> [Given data]
________________________________________
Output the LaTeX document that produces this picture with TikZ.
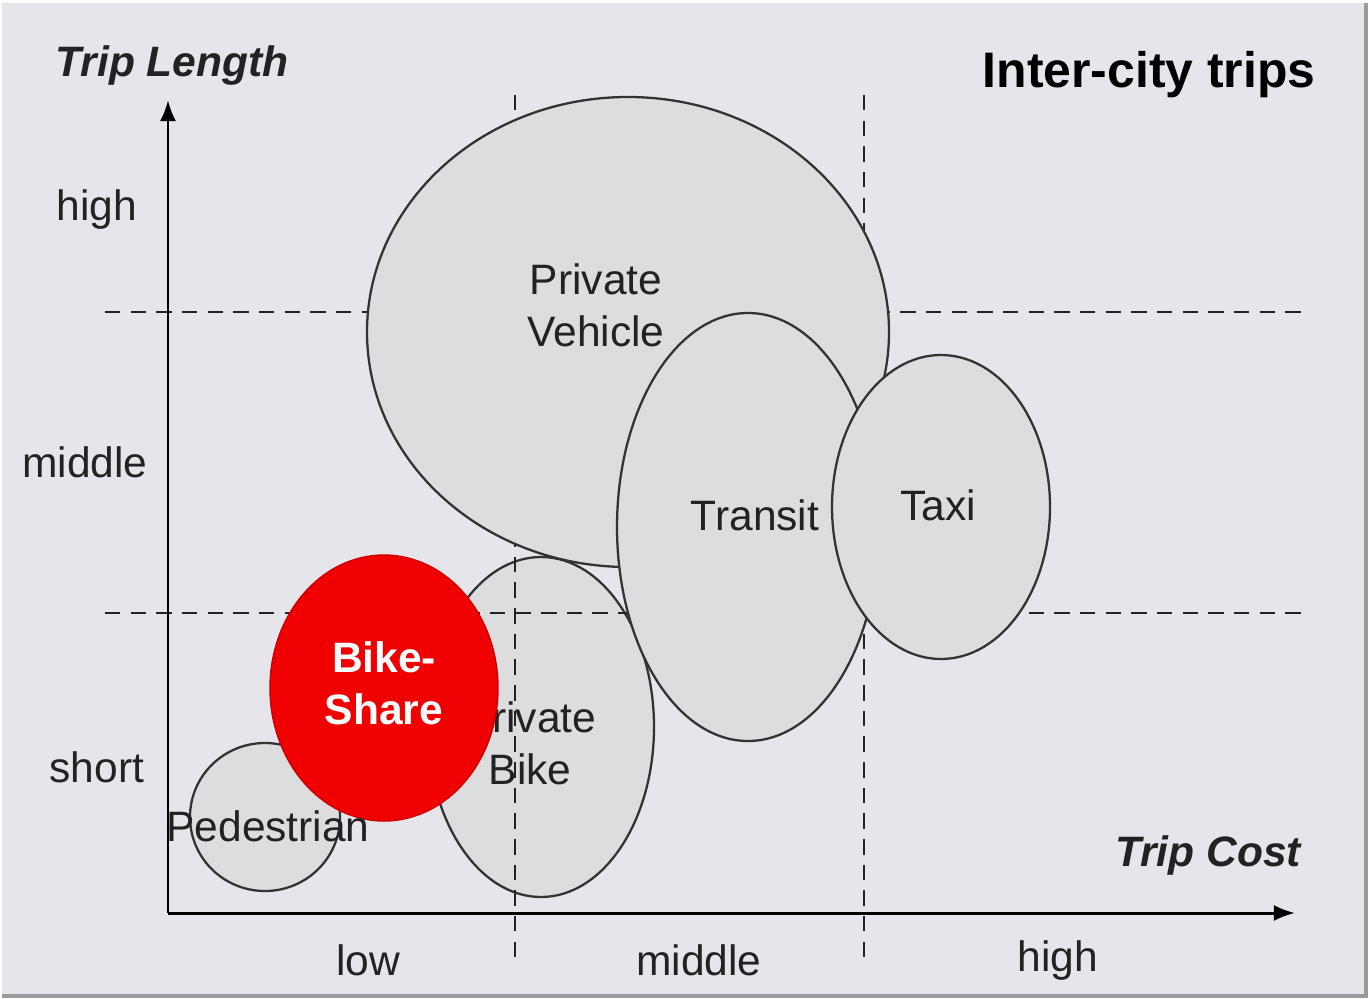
\documentclass[tikz,border=0pt]{standalone}
\usepackage{fontspec}
\setmainfont{Liberation Sans}
\usepackage{xcolor}
\usepackage{tikz}
\usetikzlibrary{arrows.meta}
\definecolor{mback}{HTML}{E7E5EC}
\definecolor{mfill}{HTML}{DDDDDF}
\definecolor{mline}{HTML}{333333}
\definecolor{mdash}{HTML}{222222}
\definecolor{mred}{HTML}{F00000}
\definecolor{mtext}{HTML}{222222}
\definecolor{mshade}{HTML}{9A9A9E}
\newcommand{\lblfont}{\fontsize{12.1}{14.8}\selectfont}
\newcommand{\ttlfont}{\fontsize{14.2}{17}\selectfont}

\begin{document}
\begin{tikzpicture}[x=1cm, y=1cm,
  mode/.style={fill=mfill, draw=mline, line width=0.65pt},
  grid/.style={mdash, line width=0.8pt, dash pattern=on 4.4pt off 2.9pt},
  axis/.style={black, line width=0.85pt, -{Latex[length=6pt, width=4.6pt]}},
  lbl/.style={font=\lblfont, text=mtext, align=center, inner sep=0pt},
  axtitle/.style={font=\lblfont\bfseries\itshape, text=mtext, inner sep=0pt}]

  %% Page and frame
  \fill[white] (0,0) rectangle (13.72,9.98);
  \fill[mback] (0.02,0.04) rectangle (13.64,9.95);
  \fill[mshade] (13.64,0.03) rectangle (13.68,9.95);
  \fill[mshade] (0.02,0.00) rectangle (13.68,0.04);
  \useasboundingbox (0,0) rectangle (13.72,9.98);

  %% Axis ends
  \coordinate (origin) at (1.68,0.85);
  \coordinate (ytip) at (1.68,8.98);
  \coordinate (xtip) at (12.95,0.85);

  %% Small modes (lie under the grid)
  \filldraw[mode] (2.65,1.81) ellipse (0.75 and 0.74);
  \filldraw[mode] (5.41,2.71) ellipse (1.13 and 1.70);
  \node[lbl] (pbike) at (5.30,2.55) {Private\\Bike};

  %% Grid: length bands and cost bands
  \coordinate (h1a) at (1.05,6.86);  \coordinate (h1b) at (13.05,6.86);
  \coordinate (h2a) at (1.05,3.85);  \coordinate (h2b) at (13.05,3.85);
  \coordinate (v1a) at (5.15,9.03);  \coordinate (v1b) at (5.15,0.38);
  \coordinate (v2a) at (8.64,9.03);  \coordinate (v2b) at (8.64,0.38);
  \draw[grid] (h1a) -- (h1b);
  \draw[grid] (h2a) -- (h2b);
  \draw[grid] (v1a) -- (v1b);
  \draw[grid] (v2a) -- (v2b);

  %% Large modes
  \filldraw[mode] (6.28,6.66) ellipse (2.61 and 2.35);
  \node[lbl] (pvehicle) at (5.96,6.93) {Private\\Vehicle};
  \filldraw[mode] (7.48,4.71) ellipse (1.31 and 2.14);
  \node[lbl] (transit) at (7.55,4.83) {Transit};
  \filldraw[mode] (9.41,4.91) ellipse (1.09 and 1.52);
  \node[lbl] (taxi) at (9.38,4.93) {Taxi};

  %% Bike-share
  \filldraw[fill=mred, draw=mred!85!black, line width=0.4pt] (3.84,3.10) ellipse (1.14 and 1.33);
  \node[lbl, text=white, font=\lblfont\bfseries] (share) at (3.84,3.15) {Bike-\\Share};
  \node[lbl] (pedestrian) at (2.68,1.72) {Pedestrian};

  %% Axes
  \draw[axis] (origin) -- (ytip);
  \draw[axis] (origin) -- (xtip);
  \node[axtitle] (ytitle) at (1.72,9.32) {Trip Length};
  \node[axtitle] (xtitle) at (12.08,1.43) {Trip Cost};
  \node[font=\ttlfont\bfseries, text=black, inner sep=0pt] (title) at (11.49,9.23) {Inter-city trips};

  %% Band labels
  \node[lbl] (lhigh) at (0.97,7.88) {high};
  \node[lbl] (lmid) at (0.85,5.36) {middle};
  \node[lbl] (lshort) at (0.97,2.31) {short};
  \node[lbl] (clow) at (3.68,0.38) {low};
  \node[lbl] (cmid) at (6.99,0.38) {middle};
  \node[lbl] (chigh) at (10.58,0.38) {high};

\end{tikzpicture}
\end{document}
________________________________________
Copy the material above exactly and drop the pictures.

> [Answer to the problem]
Output the LaTeX document that produces this picture with TikZ.
\documentclass[tikz,border=0pt]{standalone}
\usepackage{fontspec}
\setmainfont{Liberation Sans}
\usepackage{xcolor}
\usepackage{tikz}
\usetikzlibrary{arrows.meta}
\definecolor{mback}{HTML}{E7E5EC}
\definecolor{mfill}{HTML}{DDDDDF}
\definecolor{mline}{HTML}{333333}
\definecolor{mdash}{HTML}{222222}
\definecolor{mred}{HTML}{F00000}
\definecolor{mtext}{HTML}{222222}
\definecolor{mshade}{HTML}{9A9A9E}
\newcommand{\lblfont}{\fontsize{12.1}{14.8}\selectfont}
\newcommand{\ttlfont}{\fontsize{14.2}{17}\selectfont}

\begin{document}
\begin{tikzpicture}[x=1cm, y=1cm,
  mode/.style={fill=mfill, draw=mline, line width=0.65pt},
  grid/.style={mdash, line width=0.8pt, dash pattern=on 4.4pt off 2.9pt},
  axis/.style={black, line width=0.85pt, -{Latex[length=6pt, width=4.6pt]}},
  lbl/.style={font=\lblfont, text=mtext, align=center, inner sep=0pt},
  axtitle/.style={font=\lblfont\bfseries\itshape, text=mtext, inner sep=0pt}]

  %% Page and frame
  \fill[white] (0,0) rectangle (13.72,9.98);
  \fill[mback] (0.02,0.04) rectangle (13.64,9.95);
  \fill[mshade] (13.64,0.03) rectangle (13.68,9.95);
  \fill[mshade] (0.02,0.00) rectangle (13.68,0.04);
  \useasboundingbox (0,0) rectangle (13.72,9.98);

  %% Axis ends
  \coordinate (origin) at (1.68,0.85);
  \coordinate (ytip) at (1.68,8.98);
  \coordinate (xtip) at (12.95,0.85);

  %% Small modes (lie under the grid)
  \filldraw[mode] (2.65,1.81) ellipse (0.75 and 0.74);
  \filldraw[mode] (5.41,2.71) ellipse (1.13 and 1.70);
  \node[lbl] (pbike) at (5.30,2.55) {Private\\Bike};

  %% Grid: length bands and cost bands
  \coordinate (h1a) at (1.05,6.86);  \coordinate (h1b) at (13.05,6.86);
  \coordinate (h2a) at (1.05,3.85);  \coordinate (h2b) at (13.05,3.85);
  \coordinate (v1a) at (5.15,9.03);  \coordinate (v1b) at (5.15,0.38);
  \coordinate (v2a) at (8.64,9.03);  \coordinate (v2b) at (8.64,0.38);
  \draw[grid] (h1a) -- (h1b);
  \draw[grid] (h2a) -- (h2b);
  \draw[grid] (v1a) -- (v1b);
  \draw[grid] (v2a) -- (v2b);

  %% Large modes
  \filldraw[mode] (6.28,6.66) ellipse (2.61 and 2.35);
  \node[lbl] (pvehicle) at (5.96,6.93) {Private\\Vehicle};
  \filldraw[mode] (7.48,4.71) ellipse (1.31 and 2.14);
  \node[lbl] (transit) at (7.55,4.83) {Transit};
  \filldraw[mode] (9.41,4.91) ellipse (1.09 and 1.52);
  \node[lbl] (taxi) at (9.38,4.93) {Taxi};

  %% Bike-share
  \filldraw[fill=mred, draw=mred!85!black, line width=0.4pt] (3.84,3.10) ellipse (1.14 and 1.33);
  \node[lbl, text=white, font=\lblfont\bfseries] (share) at (3.84,3.15) {Bike-\\Share};
  \node[lbl] (pedestrian) at (2.68,1.72) {Pedestrian};

  %% Axes
  \draw[axis] (origin) -- (ytip);
  \draw[axis] (origin) -- (xtip);
  \node[axtitle] (ytitle) at (1.72,9.32) {Trip Length};
  \node[axtitle] (xtitle) at (12.08,1.43) {Trip Cost};
  \node[font=\ttlfont\bfseries, text=black, inner sep=0pt] (title) at (11.49,9.23) {Inter-city trips};

  %% Band labels
  \node[lbl] (lhigh) at (0.97,7.88) {high};
  \node[lbl] (lmid) at (0.85,5.36) {middle};
  \node[lbl] (lshort) at (0.97,2.31) {short};
  \node[lbl] (clow) at (3.68,0.38) {low};
  \node[lbl] (cmid) at (6.99,0.38) {middle};
  \node[lbl] (chigh) at (10.58,0.38) {high};

\end{tikzpicture}
\end{document}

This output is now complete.